Replacing measurement feedback with coherent feedback for quantum state preparation
Yoshiki Kashiwamura, Naoki Yamamoto

TL;DR
This paper demonstrates that in quantum state preparation, classical measurement feedback can be replaced by a fully quantum coherent feedback mechanism, enabling autonomous dissipation into target states without classical intervention.
Contribution
It introduces a quantum coherent feedback method that replaces classical measurement feedback in quantum state preparation, improving robustness and autonomy.
Findings
Coherent feedback achieves state stabilization similar to measurement feedback.
The method applies to qubit, qutrit, spin squeezing, and Fock state generation.

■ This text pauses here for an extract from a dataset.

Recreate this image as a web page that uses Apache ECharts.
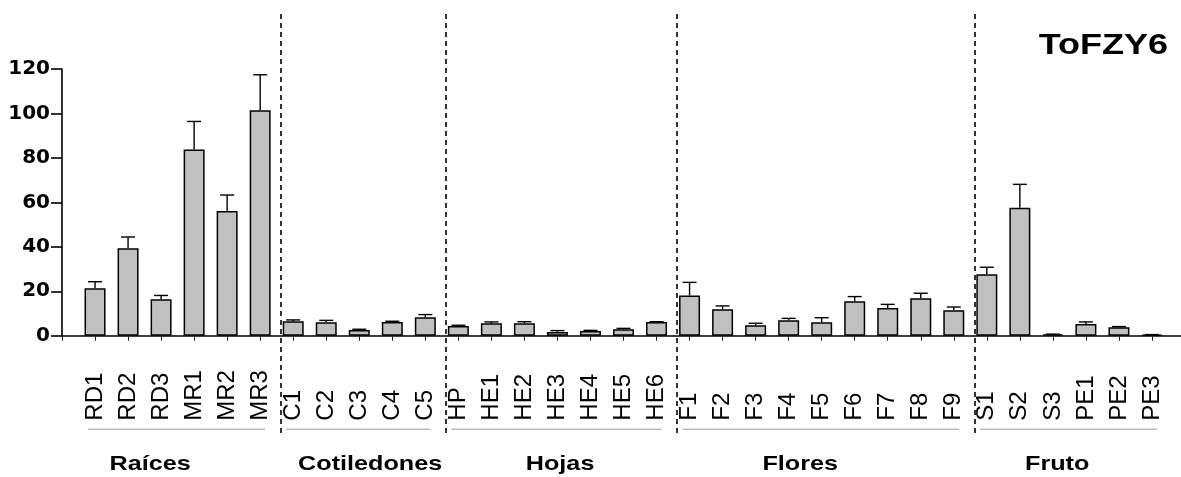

Quantum feedback reduces practical imperfections inherent in classical feedback.
Abstract
Measurement feedback is a versatile and powerful tool, although its performance is limited by several practical imperfections resulting from classical components. This paper shows that, for some typical quantum feedback control problems for state preparation (stabilization of a qubit or a qutrit, spin squeezing, and Fock state generation), the classical feedback operation can be replaced by a fully quantum one such that the state autonomously dissipates into the target or a state close to the target. The main common feature of the proposed quantum operation, which is called coherent feedback, is that it is composed of a series of dispersive and dissipative couplings inspired by the corresponding measurement feedback scheme.